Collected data
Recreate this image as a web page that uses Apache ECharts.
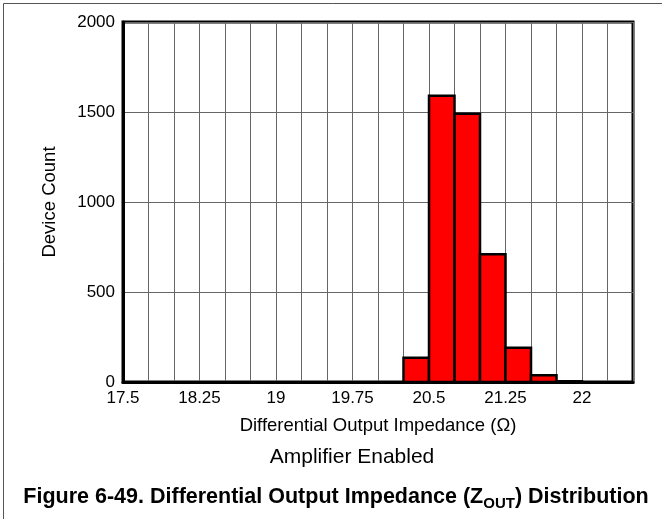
<!DOCTYPE html>
<html>
<head>
<meta charset="utf-8">
<style>
  html, body { margin: 0; padding: 0; background: #fff; }
  #chart { width: 662px; height: 519px; }
</style>
<script src="https://cdn.jsdelivr.net/npm/echarts@6/dist/echarts.min.js"></script>
</head>
<body>
<div id="chart"></div>
<script>
// Histogram bins (Ω) and device counts per bin
const binStart = [20.25, 20.5, 20.75, 21.0, 21.25, 21.5, 21.75];
const binEnd   = [20.5, 20.75, 21.0, 21.25, 21.5, 21.75, 22.0];
const counts   = [135, 1590, 1490, 710, 190, 38, 4];

// Axis ranges and tick labels
const xTickLabels = [17.5, 18.25, 19, 19.75, 20.5, 21.25, 22];
const yTicks = [0, 500, 1000, 1500, 2000];

const FONT = '"Liberation Sans", Arial, sans-serif';

const chart = echarts.init(document.getElementById('chart'), null, { renderer: 'canvas' });

const data = binStart.map((s, i) => [s, binEnd[i], counts[i]]);

chart.setOption({
  animation: false,
  backgroundColor: '#fff',
  grid: {
    left: 123, right: 29, top: 22, bottom: 137,
    show: true, borderColor: '#000', borderWidth: 3, backgroundColor: 'transparent'
  },
  xAxis: {
    type: 'value',
    min: 17.5, max: 22.5, interval: 0.25,
    name: 'Differential Output Impedance (Ω)',
    nameLocation: 'middle', nameGap: 34,
    nameTextStyle: { fontFamily: FONT, fontSize: 18.5, color: '#000' },
    axisLine: { show: true, lineStyle: { color: '#000', width: 3 } },
    axisTick: { show: false },
    splitLine: { show: true, lineStyle: { color: '#666', width: 1 } },
    axisLabel: {
      fontFamily: FONT, fontSize: 17, color: '#000', margin: 8,
      showMinLabel: true, showMaxLabel: true,
      formatter: v => {
        const hit = xTickLabels.find(t => Math.abs(t - v) < 1e-6);
        return hit === undefined ? '' : String(hit);
      }
    }
  },
  yAxis: {
    type: 'value',
    min: yTicks[0], max: yTicks[yTicks.length - 1], interval: 500,
    name: 'Device Count',
    nameLocation: 'middle', nameGap: 64,
    nameTextStyle: { fontFamily: FONT, fontSize: 18.5, color: '#000' },
    axisLine: { show: true, lineStyle: { color: '#000', width: 3 } },
    axisTick: { show: false },
    splitLine: { show: true, lineStyle: { color: '#666', width: 1 } },
    axisLabel: { fontFamily: FONT, fontSize: 17, color: '#000', margin: 8, formatter: v => String(v) }
  },
  series: [{
    type: 'custom',
    data: data,
    encode: { x: [0, 1], y: 2 },
    renderItem: (params, api) => {
      const top = api.coord([api.value(0), api.value(2)]);
      const bot = api.coord([api.value(1), 0]);
      return {
        type: 'rect',
        shape: { x: top[0], y: top[1], width: bot[0] - top[0], height: bot[1] - top[1] },
        style: { fill: '#ff0000', stroke: '#000', lineWidth: 2.5 }
      };
    },
    z: 3
  }],
  graphic: [
    { type: 'line', shape: { x1: 3.5, y1: 3.5, x2: 662, y2: 3.5 }, style: { stroke: '#555', lineWidth: 1 } },
    { type: 'line', shape: { x1: 3.5, y1: 3.5, x2: 3.5, y2: 519 }, style: { stroke: '#555', lineWidth: 1 } },
    {
      type: 'text', x: 352, y: 457,
      style: { text: 'Amplifier Enabled', font: '21px ' + FONT, fill: '#000', align: 'center', verticalAlign: 'middle' }
    },
    {
      type: 'text', x: 336, y: 495,
      style: {
        text: '{b|Figure 6-49. Differential Output Impedance (Z}{s|OUT}{b|) Distribution}',
        align: 'center', verticalAlign: 'middle',
        rich: {
          b: { fontFamily: FONT, fontSize: 21.5, fontWeight: 'bold', fill: '#000', verticalAlign: 'bottom', lineHeight: 26 },
          s: { fontFamily: FONT, fontSize: 15, fontWeight: 'bold', fill: '#000', verticalAlign: 'bottom', lineHeight: 20, padding: [0, 0, -3, 0] }
        }
      }
    }
  ]
});
</script>
</body>
</html>
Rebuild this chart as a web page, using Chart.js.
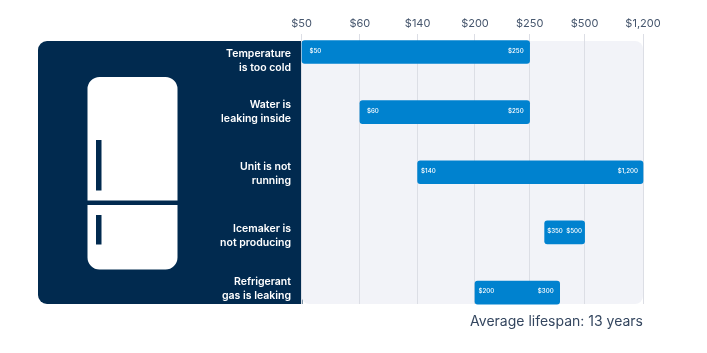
<!DOCTYPE html>
<html>
<head>
<meta charset="utf-8">
<title>Refrigerator repair costs</title>
<script src="https://cdn.jsdelivr.net/npm/chart.js@4/dist/chart.umd.min.js"></script>
<style>
  html, body { margin: 0; padding: 0; background: #fff; }
  canvas { display: block; }
</style>
</head>
<body>
<canvas id="chart" width="707" height="353"></canvas>
<script>
// the source axis is not to scale, so values are positions along it (0-100)
const tickLabels = ['$50', '$60', '$140', '$200', '$250', '$500', '$1,200'];
const tickPositions = [0, 17.1, 34, 50.8, 66.8, 82.9, 100];

const categories = [
    ['Temperature', 'is too cold'],
    ['Water is', 'leaking inside'],
    ['Unit is not', 'running'],
    ['Icemaker is', 'not producing'],
    ['Refrigerant', 'gas is leaking']
];
const categoryPositions = [0.14, 1.0, 2.03, 3.05, 3.93];

const barRows = [0, 1, 2, 3, 4];
const barStarts = [0, 17.1, 34, 71.2, 50.8];
const barEnds = [66.8, 66.8, 100, 82.9, 75.6];
const lowLabels = ['$50', '$60', '$140', '$350', '$200'];
const highLabels = ['$250', '$250', '$1,200', '$500', '$300'];

const caption = 'Average lifespan: 13 years';

const NAVY = '#012a4f';
const BLUE = '#0082cf';
const FONT = 'Inter, "Open Sans", sans-serif';

// dark panel, light plot background and the fridge icon
const backdrop = {
    id: 'backdrop',
    beforeDraw(chart) {
        const { ctx, chartArea: a } = chart;
        ctx.save();
        ctx.fillStyle = NAVY;
        ctx.beginPath();
        ctx.roundRect(38, a.top, a.left - 38 + 1, a.bottom - a.top, [9, 0, 0, 9]);
        ctx.fill();

        ctx.fillStyle = '#f2f3f8';
        ctx.beginPath();
        ctx.roundRect(a.left, a.top, a.right - a.left, a.bottom - a.top, 8);
        ctx.fill();

        ctx.fillStyle = '#fff';
        ctx.beginPath();
        ctx.roundRect(87.5, 77, 90, 123.5, [12, 12, 0, 0]);
        ctx.roundRect(87.5, 205, 90, 64.5, [0, 0, 12, 12]);
        ctx.fill();
        ctx.fillStyle = NAVY;
        ctx.fillRect(96, 140, 5.5, 50.5);
        ctx.fillRect(96, 215, 5.5, 29.5);
        ctx.restore();
    }
};

// price labels inside the bars and the caption underneath
const lowInsets = [7.5, 7, 3.5, 2.5, 3.5];
const highInsets = [6, 6, 5, 2.5, 6];
const barText = {
    id: 'barText',
    afterDatasetsDraw(chart) {
        const { ctx, chartArea: a } = chart;
        ctx.save();
        ctx.fillStyle = '#fff';
        ctx.font = '500 6.2px ' + FONT;
        ctx.textBaseline = 'middle';
        chart.getDatasetMeta(0).data.forEach((bar, i) => {
            ctx.textAlign = 'left';
            ctx.fillText(lowLabels[i], bar.base + lowInsets[i], bar.y - 1);
            ctx.textAlign = 'right';
            ctx.fillText(highLabels[i], bar.x - highInsets[i], bar.y - 1);
        });
        ctx.fillStyle = '#34465f';
        ctx.font = '400 14px ' + FONT;
        ctx.textAlign = 'right';
        ctx.fillText(caption, a.right, 321.5);
        ctx.restore();
    }
};

new Chart(document.getElementById('chart'), {
    type: 'bar',
    data: {
        datasets: [{
            data: barRows.map((row, i) => ({ y: row, x: [barStarts[i], barEnds[i]] })),
            backgroundColor: BLUE,
            borderRadius: 3,
            borderSkipped: false,
            barThickness: 23,
            clip: false
        }]
    },
    options: {
        indexAxis: 'y',
        responsive: false,
        animation: false,
        layout: { padding: { right: 64, bottom: 49 } },
        plugins: { legend: { display: false }, tooltip: { enabled: false } },
        scales: {
            x: {
                type: 'linear',
                position: 'top',
                min: 0,
                max: 100,
                afterFit(scale) { scale.height = 41; },
                afterBuildTicks(scale) { scale.ticks = tickPositions.map(v => ({ value: v })); },
                grid: { color: '#dcdee5', lineWidth: 1, tickLength: 7 },
                border: { display: false },
                ticks: {
                    callback: (value, i) => tickLabels[i],
                    color: '#46566d',
                    font: { family: FONT, size: 11 },
                    padding: 4,
                    maxRotation: 0,
                    autoSkip: false
                }
            },
            y: {
                type: 'linear',
                reverse: true,
                offset: false,
                min: -0.183,
                max: 4.19,
                afterFit(scale) { scale.width = 301.5; },
                afterBuildTicks(scale) { scale.ticks = categoryPositions.map(v => ({ value: v })); },
                grid: { display: false, drawTicks: false, offset: false },
                border: { display: false },
                ticks: {
                    callback: (value, i) => categories[i],
                    color: '#fff',
                    font: { family: FONT, size: 10.5, weight: '600', lineHeight: 1.33 },
                    padding: 10.5,
                    autoSkip: false
                }
            }
        }
    },
    plugins: [backdrop, barText]
});
</script>
</body>
</html>
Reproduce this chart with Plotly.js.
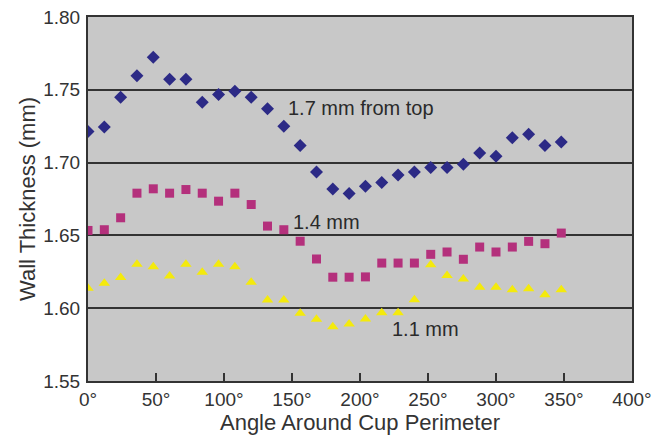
<!DOCTYPE html>
<html>
<head>
<meta charset="utf-8">
<script src="https://cdn.plot.ly/plotly-3.0.1.min.js"></script>
<style>html,body{margin:0;padding:0;background:#fff;}#chart{width:662px;height:435px;}</style>
</head>
<body>
<div id="chart"></div>
<script>
const angles = [0,12,24,36,48,60,72,84,96,108,120,132,144,156,168,180,192,204,216,228,240,252,264,276,288,300,312,324,336,348];
const thick17 = [1.7214,1.7244,1.7449,1.7596,1.7723,1.7573,1.7573,1.7415,1.7468,1.7490,1.7449,1.7370,1.7249,1.7118,1.6936,1.6819,1.6788,1.6838,1.6863,1.6915,1.6936,1.6966,1.6966,1.6988,1.7066,1.7043,1.7171,1.7194,1.7118,1.7141];
const thick14 = [1.6534,1.6539,1.6621,1.6790,1.6820,1.6790,1.6815,1.6790,1.6735,1.6790,1.6712,1.6564,1.6539,1.6460,1.6338,1.6213,1.6213,1.6215,1.6310,1.6310,1.6310,1.6370,1.6386,1.6336,1.6420,1.6386,1.6420,1.6459,1.6443,1.6516];
const thick11 = [1.6137,1.6171,1.6210,1.6301,1.6285,1.6221,1.6301,1.6247,1.6301,1.6285,1.6178,1.6057,1.6057,1.5966,1.5924,1.5872,1.5892,1.5925,1.5968,1.5968,1.6058,1.6299,1.6224,1.6201,1.6144,1.6144,1.6126,1.6133,1.6092,1.6126];
const seriesLabels = ["1.7 mm from top","1.4 mm","1.1 mm"];
const labelX = [200.5,175.5,247.8];
const labelY = [1.7372,1.6591,1.5856];
const xTicks = [0,50,100,150,200,250,300,350,400];
const yTicks = [1.55,1.60,1.65,1.70,1.75,1.80];

const FONT = "Liberation Sans, Arial, sans-serif";
const traces = [
  {x: angles, y: thick17, mode: "markers", type: "scatter",
   marker: {symbol: "diamond", size: 10, color: "#2c2a86"}},
  {x: angles, y: thick14, mode: "markers", type: "scatter",
   marker: {symbol: "square", size: 9, color: "#b4307c"}},
  {x: angles, y: thick11, mode: "markers", type: "scatter",
   marker: {symbol: "triangle-up", size: 10, color: "#f4ea0c"}}
];
const annotations = seriesLabels.map((t, i) => ({
  x: labelX[i], y: labelY[i], xref: "x", yref: "y", text: t, showarrow: false,
  font: {family: FONT, size: 20, color: "#2a2a2a"}
}));
const layout = {
  width: 662, height: 435,
  margin: {l: 88, r: 30, t: 17, b: 54, pad: 0},
  paper_bgcolor: "#ffffff",
  plot_bgcolor: "#c8c8c8",
  showlegend: false,
  font: {family: FONT, color: "#333333"},
  xaxis: {
    range: [0, 400], tickvals: xTicks, ticktext: xTicks.map(v => v + "°"),
    showgrid: false, zeroline: false, automargin: false,
    showline: true, mirror: true, linecolor: "#333333", linewidth: 2,
    ticks: "inside", ticklen: 8, tickwidth: 2, tickcolor: "#333333",
    tickfont: {family: FONT, size: 19, color: "#333333"},
    title: {text: "Angle Around Cup Perimeter", font: {family: FONT, size: 22, color: "#333333"}, standoff: 0}
  },
  yaxis: {
    range: [1.55, 1.80], tickvals: yTicks, ticktext: yTicks.map(v => v.toFixed(2)),
    showgrid: true, gridcolor: "#333333", gridwidth: 2, zeroline: false, automargin: false,
    showline: true, mirror: true, linecolor: "#333333", linewidth: 2,
    ticks: "", ticklabelstandoff: 2,
    tickfont: {family: FONT, size: 19, color: "#333333"},
    title: {text: "Wall Thickness (mm)", font: {family: FONT, size: 22, color: "#333333"}, standoff: 2}
  },
  annotations: annotations
};
Plotly.newPlot("chart", traces, layout, {displayModeBar: false, staticPlot: true});
</script>
</body>
</html>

### [WORK TO BE COMPLETED]
Please give again the entries word for word, starting at the first line and ending with the line that contains "const data = binStart.map((s, i)"; include both of those lines but none of the pictures.

### [THE RESPONSE]
Recreate this image as a web page that uses Apache ECharts.
<!DOCTYPE html>
<html>
<head>
<meta charset="utf-8">
<style>
  html, body { margin: 0; padding: 0; background: #fff; }
  #chart { width: 662px; height: 519px; }
</style>
<script src="https://cdn.jsdelivr.net/npm/echarts@6/dist/echarts.min.js"></script>
</head>
<body>
<div id="chart"></div>
<script>
// Histogram bins (Ω) and device counts per bin
const binStart = [20.25, 20.5, 20.75, 21.0, 21.25, 21.5, 21.75];
const binEnd   = [20.5, 20.75, 21.0, 21.25, 21.5, 21.75, 22.0];
const counts   = [135, 1590, 1490, 710, 190, 38, 4];

// Axis ranges and tick labels
const xTickLabels = [17.5, 18.25, 19, 19.75, 20.5, 21.25, 22];
const yTicks = [0, 500, 1000, 1500, 2000];

const FONT = '"Liberation Sans", Arial, sans-serif';

const chart = echarts.init(document.getElementById('chart'), null, { renderer: 'canvas' });

const data = binStart.map((s, i) => [s, binEnd[i], counts[i]]);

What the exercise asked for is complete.